Your objective> Repeat everything from the first line of the listing below through the line that contains "-3, -2, -1, 0, 1];", exactly. Leave out pictures.

Supplied information>
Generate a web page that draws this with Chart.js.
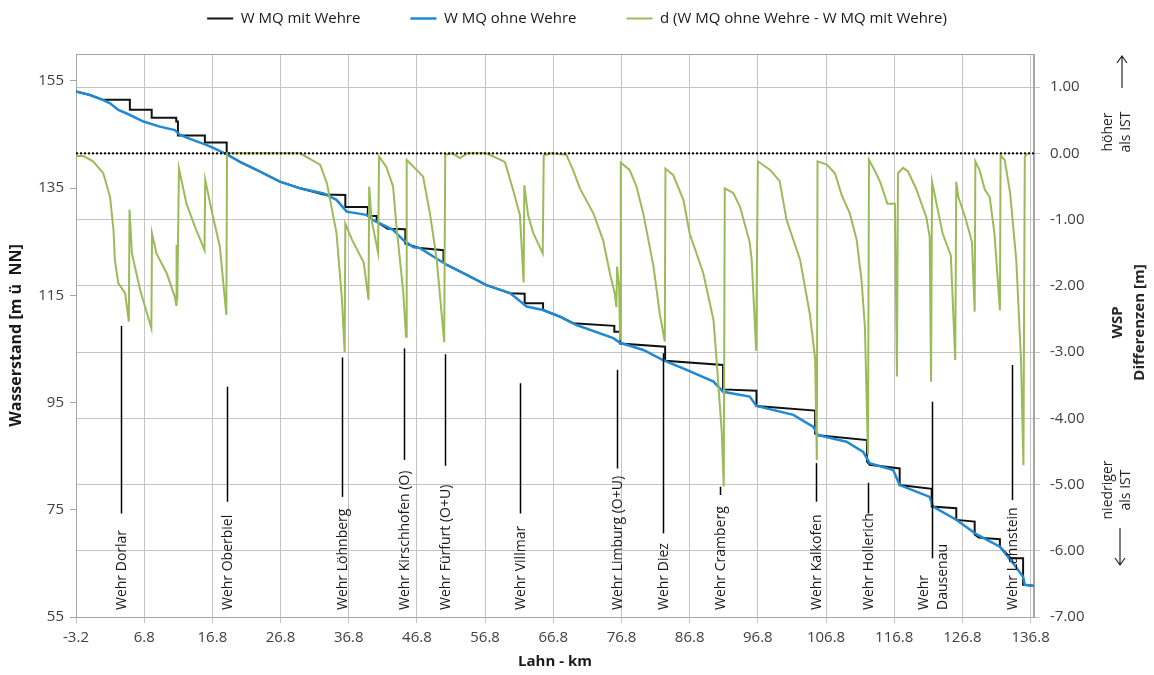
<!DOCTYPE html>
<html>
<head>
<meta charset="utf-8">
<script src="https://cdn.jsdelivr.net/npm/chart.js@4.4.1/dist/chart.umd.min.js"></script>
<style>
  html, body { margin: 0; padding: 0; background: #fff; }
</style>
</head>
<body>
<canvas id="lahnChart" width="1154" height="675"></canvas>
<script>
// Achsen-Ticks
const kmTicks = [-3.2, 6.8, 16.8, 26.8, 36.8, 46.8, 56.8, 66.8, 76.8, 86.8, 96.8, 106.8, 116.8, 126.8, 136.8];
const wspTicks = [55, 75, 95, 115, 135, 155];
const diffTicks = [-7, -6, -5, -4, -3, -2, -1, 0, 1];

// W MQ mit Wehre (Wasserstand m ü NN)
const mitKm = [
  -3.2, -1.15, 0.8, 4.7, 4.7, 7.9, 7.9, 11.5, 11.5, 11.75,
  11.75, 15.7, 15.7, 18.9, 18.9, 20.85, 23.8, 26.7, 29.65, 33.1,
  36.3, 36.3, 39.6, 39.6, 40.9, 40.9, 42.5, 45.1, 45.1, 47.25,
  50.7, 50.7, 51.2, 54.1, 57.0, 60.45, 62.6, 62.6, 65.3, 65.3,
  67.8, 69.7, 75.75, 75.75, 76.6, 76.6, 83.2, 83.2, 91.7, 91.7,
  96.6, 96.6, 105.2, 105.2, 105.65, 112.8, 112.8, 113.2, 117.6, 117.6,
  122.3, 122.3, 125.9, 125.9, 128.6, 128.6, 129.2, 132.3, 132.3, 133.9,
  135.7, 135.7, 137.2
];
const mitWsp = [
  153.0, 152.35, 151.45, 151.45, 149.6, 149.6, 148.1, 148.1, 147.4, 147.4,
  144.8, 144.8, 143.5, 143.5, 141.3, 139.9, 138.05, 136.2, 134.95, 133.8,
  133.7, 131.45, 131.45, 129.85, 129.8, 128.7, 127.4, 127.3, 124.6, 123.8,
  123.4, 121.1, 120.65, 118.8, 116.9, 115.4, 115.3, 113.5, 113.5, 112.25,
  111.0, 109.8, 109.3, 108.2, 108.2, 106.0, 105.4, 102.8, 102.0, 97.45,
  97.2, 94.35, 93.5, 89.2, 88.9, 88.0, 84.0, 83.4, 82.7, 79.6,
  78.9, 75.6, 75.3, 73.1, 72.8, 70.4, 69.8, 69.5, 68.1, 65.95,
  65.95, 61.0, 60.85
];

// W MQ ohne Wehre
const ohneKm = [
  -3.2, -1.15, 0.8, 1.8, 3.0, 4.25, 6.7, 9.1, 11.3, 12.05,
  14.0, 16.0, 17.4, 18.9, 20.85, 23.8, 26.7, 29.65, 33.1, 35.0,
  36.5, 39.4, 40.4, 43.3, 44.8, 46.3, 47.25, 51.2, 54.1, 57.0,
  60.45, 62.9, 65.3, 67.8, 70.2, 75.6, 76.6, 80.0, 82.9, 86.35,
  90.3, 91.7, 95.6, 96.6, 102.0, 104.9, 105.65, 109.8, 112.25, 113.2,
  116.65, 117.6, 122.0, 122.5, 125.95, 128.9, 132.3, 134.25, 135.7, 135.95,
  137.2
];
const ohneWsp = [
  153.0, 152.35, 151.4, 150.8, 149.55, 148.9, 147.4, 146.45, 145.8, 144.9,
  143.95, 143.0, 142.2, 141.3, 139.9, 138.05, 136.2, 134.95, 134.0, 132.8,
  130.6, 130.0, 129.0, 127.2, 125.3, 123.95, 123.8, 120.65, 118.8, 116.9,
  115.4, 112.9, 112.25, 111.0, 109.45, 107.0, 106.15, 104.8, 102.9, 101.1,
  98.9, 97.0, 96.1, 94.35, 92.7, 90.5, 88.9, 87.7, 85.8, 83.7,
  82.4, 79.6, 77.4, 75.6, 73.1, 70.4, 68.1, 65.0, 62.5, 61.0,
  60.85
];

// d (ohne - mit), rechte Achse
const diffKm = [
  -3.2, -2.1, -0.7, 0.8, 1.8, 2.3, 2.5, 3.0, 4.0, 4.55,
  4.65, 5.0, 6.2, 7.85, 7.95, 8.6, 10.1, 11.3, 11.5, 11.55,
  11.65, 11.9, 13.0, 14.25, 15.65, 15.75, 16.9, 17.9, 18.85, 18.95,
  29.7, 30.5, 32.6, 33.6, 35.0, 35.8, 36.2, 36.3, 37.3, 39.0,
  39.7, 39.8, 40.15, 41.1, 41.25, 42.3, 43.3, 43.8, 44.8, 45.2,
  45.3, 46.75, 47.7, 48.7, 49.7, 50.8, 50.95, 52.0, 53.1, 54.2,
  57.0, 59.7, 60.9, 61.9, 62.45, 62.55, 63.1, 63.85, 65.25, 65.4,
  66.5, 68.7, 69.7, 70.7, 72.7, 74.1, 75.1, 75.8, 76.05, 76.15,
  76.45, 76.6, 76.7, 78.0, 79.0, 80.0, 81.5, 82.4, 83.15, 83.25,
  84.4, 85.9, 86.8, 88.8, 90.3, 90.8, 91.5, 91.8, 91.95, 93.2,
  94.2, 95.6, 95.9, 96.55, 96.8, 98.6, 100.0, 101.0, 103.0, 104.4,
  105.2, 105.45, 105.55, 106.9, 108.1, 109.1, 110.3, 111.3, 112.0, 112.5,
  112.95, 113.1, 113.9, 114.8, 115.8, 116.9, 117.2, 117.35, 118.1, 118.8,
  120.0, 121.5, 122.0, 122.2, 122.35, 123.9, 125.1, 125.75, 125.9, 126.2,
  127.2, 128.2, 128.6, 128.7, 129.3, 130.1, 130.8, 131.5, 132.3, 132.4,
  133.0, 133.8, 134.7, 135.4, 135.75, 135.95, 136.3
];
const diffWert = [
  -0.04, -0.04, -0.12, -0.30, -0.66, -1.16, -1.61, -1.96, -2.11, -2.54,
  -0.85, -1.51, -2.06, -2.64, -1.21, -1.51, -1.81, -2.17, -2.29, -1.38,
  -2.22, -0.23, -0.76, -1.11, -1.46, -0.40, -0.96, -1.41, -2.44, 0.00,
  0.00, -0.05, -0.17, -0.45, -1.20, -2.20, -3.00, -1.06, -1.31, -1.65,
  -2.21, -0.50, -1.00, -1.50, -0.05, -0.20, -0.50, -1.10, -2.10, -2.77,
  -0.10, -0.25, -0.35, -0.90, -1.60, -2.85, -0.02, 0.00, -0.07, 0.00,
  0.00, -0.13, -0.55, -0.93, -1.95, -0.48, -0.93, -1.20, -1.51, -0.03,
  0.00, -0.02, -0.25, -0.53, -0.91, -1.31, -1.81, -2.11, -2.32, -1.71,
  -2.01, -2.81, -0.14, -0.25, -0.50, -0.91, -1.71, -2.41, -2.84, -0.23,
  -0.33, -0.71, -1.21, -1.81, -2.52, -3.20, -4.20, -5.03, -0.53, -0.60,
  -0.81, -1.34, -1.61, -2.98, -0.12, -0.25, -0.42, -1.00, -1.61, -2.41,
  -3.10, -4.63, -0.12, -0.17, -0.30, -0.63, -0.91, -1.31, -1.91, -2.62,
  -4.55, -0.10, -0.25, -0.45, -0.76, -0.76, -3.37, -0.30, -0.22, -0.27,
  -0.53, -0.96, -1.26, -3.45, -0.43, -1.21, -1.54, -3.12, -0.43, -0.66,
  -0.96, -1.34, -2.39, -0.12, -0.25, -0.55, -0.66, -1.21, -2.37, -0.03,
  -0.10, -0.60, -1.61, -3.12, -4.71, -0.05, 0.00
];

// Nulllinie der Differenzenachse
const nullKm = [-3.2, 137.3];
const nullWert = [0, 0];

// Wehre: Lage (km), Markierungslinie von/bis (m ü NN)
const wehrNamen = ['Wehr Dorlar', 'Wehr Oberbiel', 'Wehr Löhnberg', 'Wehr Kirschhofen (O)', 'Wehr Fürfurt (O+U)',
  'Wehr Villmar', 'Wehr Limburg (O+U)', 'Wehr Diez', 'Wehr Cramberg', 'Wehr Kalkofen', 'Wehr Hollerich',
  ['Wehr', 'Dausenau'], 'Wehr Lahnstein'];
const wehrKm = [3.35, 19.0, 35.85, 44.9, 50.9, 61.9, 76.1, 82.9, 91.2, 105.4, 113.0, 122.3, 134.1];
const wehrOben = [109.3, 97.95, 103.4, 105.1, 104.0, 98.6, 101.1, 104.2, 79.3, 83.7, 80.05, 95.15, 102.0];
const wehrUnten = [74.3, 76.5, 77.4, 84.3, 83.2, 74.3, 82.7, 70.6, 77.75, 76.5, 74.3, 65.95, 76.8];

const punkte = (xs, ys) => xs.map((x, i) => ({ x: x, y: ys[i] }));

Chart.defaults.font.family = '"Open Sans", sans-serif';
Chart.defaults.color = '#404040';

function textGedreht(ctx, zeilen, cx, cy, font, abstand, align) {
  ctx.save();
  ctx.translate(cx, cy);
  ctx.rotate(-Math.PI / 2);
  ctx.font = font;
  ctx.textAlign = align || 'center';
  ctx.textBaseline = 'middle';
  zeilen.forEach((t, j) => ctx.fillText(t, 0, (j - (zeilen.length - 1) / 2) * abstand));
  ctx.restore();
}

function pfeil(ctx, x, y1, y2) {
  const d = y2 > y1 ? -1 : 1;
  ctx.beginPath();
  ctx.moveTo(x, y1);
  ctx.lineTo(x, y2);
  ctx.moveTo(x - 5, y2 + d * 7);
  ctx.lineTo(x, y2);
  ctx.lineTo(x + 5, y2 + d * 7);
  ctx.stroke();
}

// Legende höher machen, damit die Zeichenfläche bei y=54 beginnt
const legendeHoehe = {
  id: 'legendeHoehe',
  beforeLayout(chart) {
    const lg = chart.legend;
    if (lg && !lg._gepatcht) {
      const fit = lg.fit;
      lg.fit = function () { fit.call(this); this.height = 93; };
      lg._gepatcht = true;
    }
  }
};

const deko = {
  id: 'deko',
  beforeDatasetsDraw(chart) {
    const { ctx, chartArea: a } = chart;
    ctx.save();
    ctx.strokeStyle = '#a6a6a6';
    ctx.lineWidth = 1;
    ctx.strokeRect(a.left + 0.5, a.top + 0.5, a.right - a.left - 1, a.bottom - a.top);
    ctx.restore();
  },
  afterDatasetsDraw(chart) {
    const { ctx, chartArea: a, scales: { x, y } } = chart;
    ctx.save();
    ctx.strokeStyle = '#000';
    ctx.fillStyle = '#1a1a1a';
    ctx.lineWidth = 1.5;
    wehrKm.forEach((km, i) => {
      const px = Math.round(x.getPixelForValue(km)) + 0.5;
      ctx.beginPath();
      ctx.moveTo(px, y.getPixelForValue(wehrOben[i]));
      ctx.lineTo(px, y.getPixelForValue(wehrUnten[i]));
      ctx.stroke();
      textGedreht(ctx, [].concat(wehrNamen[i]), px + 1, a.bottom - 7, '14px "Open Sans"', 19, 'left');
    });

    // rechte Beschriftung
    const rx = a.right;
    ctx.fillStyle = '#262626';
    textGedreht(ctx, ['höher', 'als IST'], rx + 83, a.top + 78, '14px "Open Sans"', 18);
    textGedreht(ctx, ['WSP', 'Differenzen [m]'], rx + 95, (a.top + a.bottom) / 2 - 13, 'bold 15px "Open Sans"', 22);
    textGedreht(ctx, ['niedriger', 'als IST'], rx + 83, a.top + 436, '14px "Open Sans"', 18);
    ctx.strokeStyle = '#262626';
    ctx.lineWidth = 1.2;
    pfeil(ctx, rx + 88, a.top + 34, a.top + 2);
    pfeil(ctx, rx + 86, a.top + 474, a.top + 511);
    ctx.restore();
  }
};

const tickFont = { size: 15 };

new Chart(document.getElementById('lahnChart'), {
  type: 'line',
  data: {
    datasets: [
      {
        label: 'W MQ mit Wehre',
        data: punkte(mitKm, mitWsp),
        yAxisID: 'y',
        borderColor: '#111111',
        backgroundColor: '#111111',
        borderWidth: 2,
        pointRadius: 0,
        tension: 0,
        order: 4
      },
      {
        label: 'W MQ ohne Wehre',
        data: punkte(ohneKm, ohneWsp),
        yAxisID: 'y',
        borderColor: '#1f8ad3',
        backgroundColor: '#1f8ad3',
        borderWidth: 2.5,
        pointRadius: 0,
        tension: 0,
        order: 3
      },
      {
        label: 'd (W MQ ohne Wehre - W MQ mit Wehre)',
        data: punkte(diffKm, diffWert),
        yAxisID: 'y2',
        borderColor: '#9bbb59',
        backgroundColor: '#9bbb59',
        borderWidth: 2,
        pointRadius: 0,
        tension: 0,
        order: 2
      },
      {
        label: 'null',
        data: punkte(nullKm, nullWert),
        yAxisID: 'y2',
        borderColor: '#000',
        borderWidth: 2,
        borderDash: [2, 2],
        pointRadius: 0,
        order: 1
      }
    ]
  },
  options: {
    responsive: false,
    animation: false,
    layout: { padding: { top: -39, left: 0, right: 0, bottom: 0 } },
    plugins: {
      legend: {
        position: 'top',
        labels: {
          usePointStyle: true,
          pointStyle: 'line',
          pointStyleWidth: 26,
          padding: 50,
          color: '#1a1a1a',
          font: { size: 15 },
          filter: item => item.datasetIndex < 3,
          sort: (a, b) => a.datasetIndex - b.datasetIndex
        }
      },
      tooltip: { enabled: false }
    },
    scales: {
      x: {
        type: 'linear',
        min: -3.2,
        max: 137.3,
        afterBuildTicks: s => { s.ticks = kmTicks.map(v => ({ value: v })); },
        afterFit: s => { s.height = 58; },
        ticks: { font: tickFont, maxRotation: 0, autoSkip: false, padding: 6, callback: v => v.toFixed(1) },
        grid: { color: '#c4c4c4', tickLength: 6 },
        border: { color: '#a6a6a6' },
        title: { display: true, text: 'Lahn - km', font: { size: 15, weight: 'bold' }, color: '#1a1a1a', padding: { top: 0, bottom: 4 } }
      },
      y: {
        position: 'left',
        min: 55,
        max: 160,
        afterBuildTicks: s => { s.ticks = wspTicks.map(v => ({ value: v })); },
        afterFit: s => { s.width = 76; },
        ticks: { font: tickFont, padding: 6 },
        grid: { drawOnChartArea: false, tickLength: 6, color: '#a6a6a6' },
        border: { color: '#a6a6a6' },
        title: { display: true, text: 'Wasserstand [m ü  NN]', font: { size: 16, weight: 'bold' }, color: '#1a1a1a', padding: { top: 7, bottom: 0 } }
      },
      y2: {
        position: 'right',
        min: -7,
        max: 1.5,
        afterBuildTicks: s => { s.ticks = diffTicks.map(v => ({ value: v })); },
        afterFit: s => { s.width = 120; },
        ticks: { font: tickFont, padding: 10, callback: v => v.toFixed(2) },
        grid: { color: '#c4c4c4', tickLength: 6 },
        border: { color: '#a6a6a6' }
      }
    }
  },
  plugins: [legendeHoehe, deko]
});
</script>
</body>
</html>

Result of this task>
Generate a web page that draws this with Chart.js.
<!DOCTYPE html>
<html>
<head>
<meta charset="utf-8">
<script src="https://cdn.jsdelivr.net/npm/chart.js@4.4.1/dist/chart.umd.min.js"></script>
<style>
  html, body { margin: 0; padding: 0; background: #fff; }
</style>
</head>
<body>
<canvas id="lahnChart" width="1154" height="675"></canvas>
<script>
// Achsen-Ticks
const kmTicks = [-3.2, 6.8, 16.8, 26.8, 36.8, 46.8, 56.8, 66.8, 76.8, 86.8, 96.8, 106.8, 116.8, 126.8, 136.8];
const wspTicks = [55, 75, 95, 115, 135, 155];
const diffTicks = [-7, -6, -5, -4, -3, -2, -1, 0, 1];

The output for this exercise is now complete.